* _YOUR INSTRUCTIONS_: Output the material below unchanged, apart from leaving out the pictures.

* _GIVEN INFORMATION_:
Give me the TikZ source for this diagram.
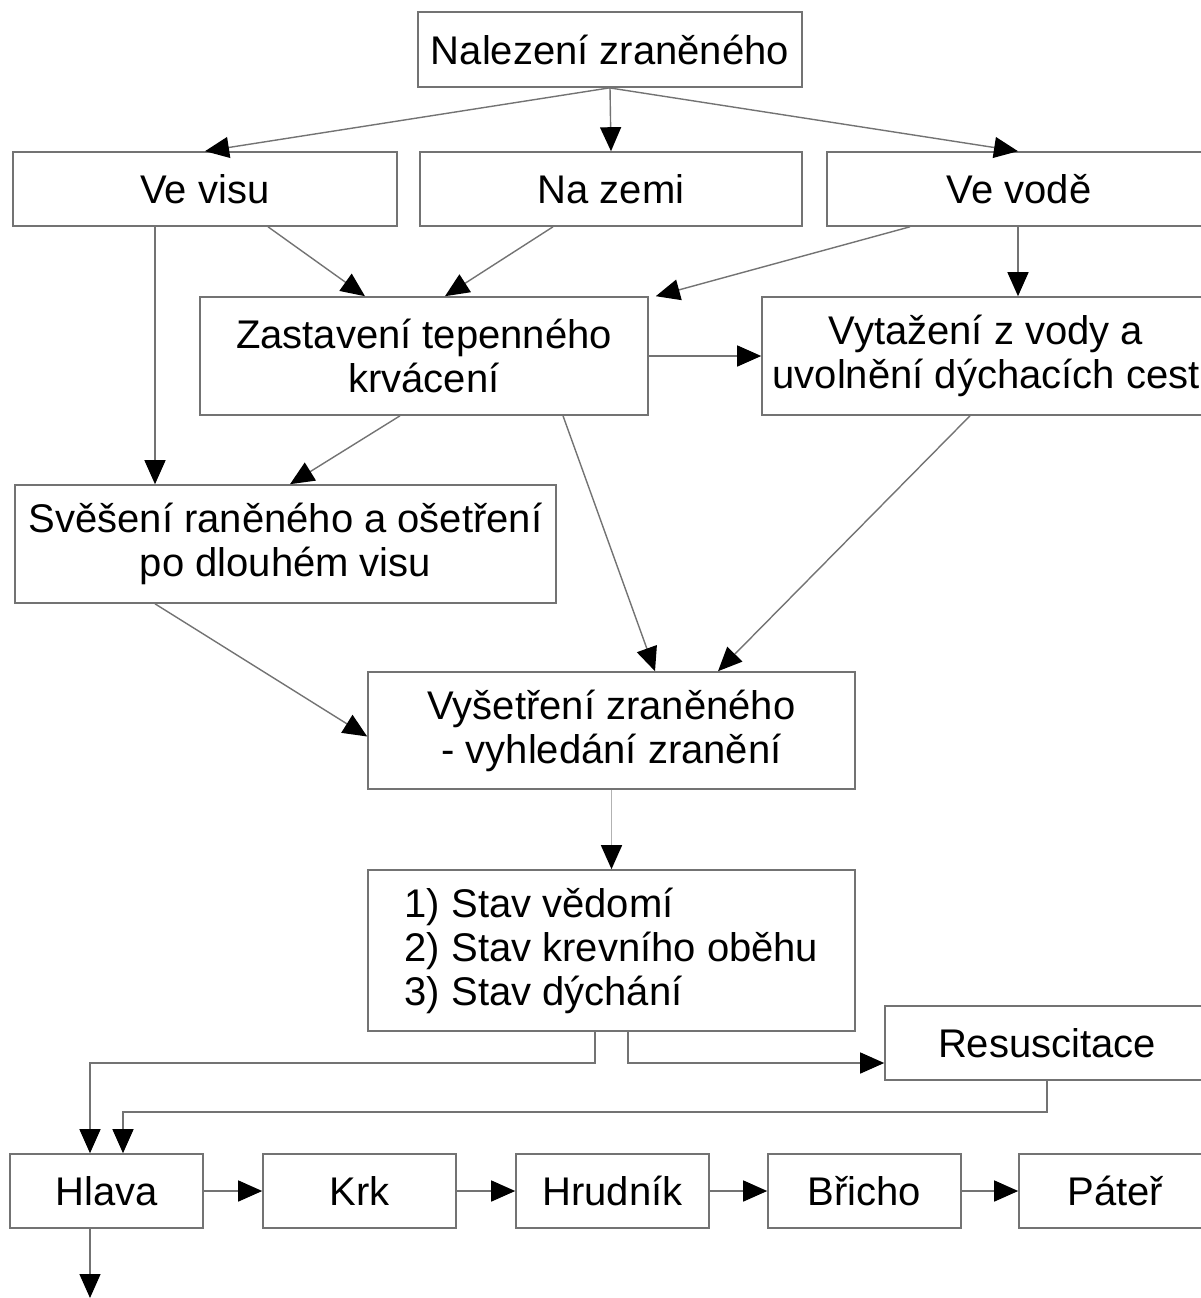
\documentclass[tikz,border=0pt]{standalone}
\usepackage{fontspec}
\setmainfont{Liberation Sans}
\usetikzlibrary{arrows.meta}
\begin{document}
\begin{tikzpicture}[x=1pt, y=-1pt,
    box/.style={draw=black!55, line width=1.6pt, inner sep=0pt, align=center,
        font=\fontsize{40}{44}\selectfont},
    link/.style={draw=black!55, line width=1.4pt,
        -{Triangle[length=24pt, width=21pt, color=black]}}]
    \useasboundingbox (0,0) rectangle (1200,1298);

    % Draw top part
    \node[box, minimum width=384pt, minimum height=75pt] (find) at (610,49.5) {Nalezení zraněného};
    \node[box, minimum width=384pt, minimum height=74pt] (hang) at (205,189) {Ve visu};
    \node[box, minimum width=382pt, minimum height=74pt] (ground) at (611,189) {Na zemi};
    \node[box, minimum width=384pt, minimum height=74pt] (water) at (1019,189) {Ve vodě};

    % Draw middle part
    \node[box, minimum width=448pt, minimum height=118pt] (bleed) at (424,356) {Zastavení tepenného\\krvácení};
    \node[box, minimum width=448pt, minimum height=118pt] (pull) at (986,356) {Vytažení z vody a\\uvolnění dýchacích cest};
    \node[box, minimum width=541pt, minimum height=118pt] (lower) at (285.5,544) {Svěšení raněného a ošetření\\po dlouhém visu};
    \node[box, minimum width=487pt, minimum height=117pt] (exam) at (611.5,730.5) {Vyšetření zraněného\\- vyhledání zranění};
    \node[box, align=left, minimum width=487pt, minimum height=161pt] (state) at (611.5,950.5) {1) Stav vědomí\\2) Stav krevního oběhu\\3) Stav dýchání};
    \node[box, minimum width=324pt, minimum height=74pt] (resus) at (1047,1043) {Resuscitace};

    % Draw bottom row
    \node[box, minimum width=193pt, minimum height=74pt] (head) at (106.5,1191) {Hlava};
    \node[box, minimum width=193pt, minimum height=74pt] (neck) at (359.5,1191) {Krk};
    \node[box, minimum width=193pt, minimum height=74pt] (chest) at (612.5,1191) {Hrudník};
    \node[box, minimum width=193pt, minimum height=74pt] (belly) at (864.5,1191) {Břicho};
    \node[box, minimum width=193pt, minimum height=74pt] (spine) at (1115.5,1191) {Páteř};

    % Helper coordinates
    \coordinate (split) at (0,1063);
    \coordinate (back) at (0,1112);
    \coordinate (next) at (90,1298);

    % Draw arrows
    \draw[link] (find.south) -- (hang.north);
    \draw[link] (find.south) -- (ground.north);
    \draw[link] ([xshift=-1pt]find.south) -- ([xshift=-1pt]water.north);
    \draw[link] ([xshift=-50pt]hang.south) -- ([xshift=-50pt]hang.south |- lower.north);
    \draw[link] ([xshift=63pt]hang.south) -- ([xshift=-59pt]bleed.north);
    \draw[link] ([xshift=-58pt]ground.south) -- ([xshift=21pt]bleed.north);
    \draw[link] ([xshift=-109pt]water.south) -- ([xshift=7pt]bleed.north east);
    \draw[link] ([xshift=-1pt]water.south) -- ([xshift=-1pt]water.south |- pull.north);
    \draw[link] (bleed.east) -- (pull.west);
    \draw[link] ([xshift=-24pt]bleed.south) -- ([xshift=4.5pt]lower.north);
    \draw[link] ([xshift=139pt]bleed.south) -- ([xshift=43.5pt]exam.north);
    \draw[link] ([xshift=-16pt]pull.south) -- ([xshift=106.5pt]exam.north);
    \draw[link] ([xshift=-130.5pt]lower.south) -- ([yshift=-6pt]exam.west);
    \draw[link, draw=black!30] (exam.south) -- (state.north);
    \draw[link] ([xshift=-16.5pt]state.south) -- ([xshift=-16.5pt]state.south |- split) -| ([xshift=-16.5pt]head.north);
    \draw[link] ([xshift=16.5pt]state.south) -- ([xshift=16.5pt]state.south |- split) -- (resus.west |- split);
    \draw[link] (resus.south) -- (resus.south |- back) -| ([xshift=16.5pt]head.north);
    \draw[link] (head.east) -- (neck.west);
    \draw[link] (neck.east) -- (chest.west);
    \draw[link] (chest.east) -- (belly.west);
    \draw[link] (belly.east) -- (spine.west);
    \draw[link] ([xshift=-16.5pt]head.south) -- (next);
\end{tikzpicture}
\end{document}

* _TASK RESPONSE_:
Give me the TikZ source for this diagram.
\documentclass[tikz,border=0pt]{standalone}
\usepackage{fontspec}
\setmainfont{Liberation Sans}
\usetikzlibrary{arrows.meta}
\begin{document}
\begin{tikzpicture}[x=1pt, y=-1pt,
    box/.style={draw=black!55, line width=1.6pt, inner sep=0pt, align=center,
        font=\fontsize{40}{44}\selectfont},
    link/.style={draw=black!55, line width=1.4pt,
        -{Triangle[length=24pt, width=21pt, color=black]}}]
    \useasboundingbox (0,0) rectangle (1200,1298);

    % Draw top part
    \node[box, minimum width=384pt, minimum height=75pt] (find) at (610,49.5) {Nalezení zraněného};
    \node[box, minimum width=384pt, minimum height=74pt] (hang) at (205,189) {Ve visu};
    \node[box, minimum width=382pt, minimum height=74pt] (ground) at (611,189) {Na zemi};
    \node[box, minimum width=384pt, minimum height=74pt] (water) at (1019,189) {Ve vodě};

    % Draw middle part
    \node[box, minimum width=448pt, minimum height=118pt] (bleed) at (424,356) {Zastavení tepenného\\krvácení};
    \node[box, minimum width=448pt, minimum height=118pt] (pull) at (986,356) {Vytažení z vody a\\uvolnění dýchacích cest};
    \node[box, minimum width=541pt, minimum height=118pt] (lower) at (285.5,544) {Svěšení raněného a ošetření\\po dlouhém visu};
    \node[box, minimum width=487pt, minimum height=117pt] (exam) at (611.5,730.5) {Vyšetření zraněného\\- vyhledání zranění};
    \node[box, align=left, minimum width=487pt, minimum height=161pt] (state) at (611.5,950.5) {1) Stav vědomí\\2) Stav krevního oběhu\\3) Stav dýchání};
    \node[box, minimum width=324pt, minimum height=74pt] (resus) at (1047,1043) {Resuscitace};

    % Draw bottom row
    \node[box, minimum width=193pt, minimum height=74pt] (head) at (106.5,1191) {Hlava};
    \node[box, minimum width=193pt, minimum height=74pt] (neck) at (359.5,1191) {Krk};
    \node[box, minimum width=193pt, minimum height=74pt] (chest) at (612.5,1191) {Hrudník};
    \node[box, minimum width=193pt, minimum height=74pt] (belly) at (864.5,1191) {Břicho};
    \node[box, minimum width=193pt, minimum height=74pt] (spine) at (1115.5,1191) {Páteř};

    % Helper coordinates
    \coordinate (split) at (0,1063);
    \coordinate (back) at (0,1112);
    \coordinate (next) at (90,1298);

    % Draw arrows
    \draw[link] (find.south) -- (hang.north);
    \draw[link] (find.south) -- (ground.north);
    \draw[link] ([xshift=-1pt]find.south) -- ([xshift=-1pt]water.north);
    \draw[link] ([xshift=-50pt]hang.south) -- ([xshift=-50pt]hang.south |- lower.north);
    \draw[link] ([xshift=63pt]hang.south) -- ([xshift=-59pt]bleed.north);
    \draw[link] ([xshift=-58pt]ground.south) -- ([xshift=21pt]bleed.north);
    \draw[link] ([xshift=-109pt]water.south) -- ([xshift=7pt]bleed.north east);
    \draw[link] ([xshift=-1pt]water.south) -- ([xshift=-1pt]water.south |- pull.north);
    \draw[link] (bleed.east) -- (pull.west);
    \draw[link] ([xshift=-24pt]bleed.south) -- ([xshift=4.5pt]lower.north);
    \draw[link] ([xshift=139pt]bleed.south) -- ([xshift=43.5pt]exam.north);
    \draw[link] ([xshift=-16pt]pull.south) -- ([xshift=106.5pt]exam.north);
    \draw[link] ([xshift=-130.5pt]lower.south) -- ([yshift=-6pt]exam.west);
    \draw[link, draw=black!30] (exam.south) -- (state.north);
    \draw[link] ([xshift=-16.5pt]state.south) -- ([xshift=-16.5pt]state.south |- split) -| ([xshift=-16.5pt]head.north);
    \draw[link] ([xshift=16.5pt]state.south) -- ([xshift=16.5pt]state.south |- split) -- (resus.west |- split);
    \draw[link] (resus.south) -- (resus.south |- back) -| ([xshift=16.5pt]head.north);
    \draw[link] (head.east) -- (neck.west);
    \draw[link] (neck.east) -- (chest.west);
    \draw[link] (chest.east) -- (belly.west);
    \draw[link] (belly.east) -- (spine.west);
    \draw[link] ([xshift=-16.5pt]head.south) -- (next);
\end{tikzpicture}
\end{document}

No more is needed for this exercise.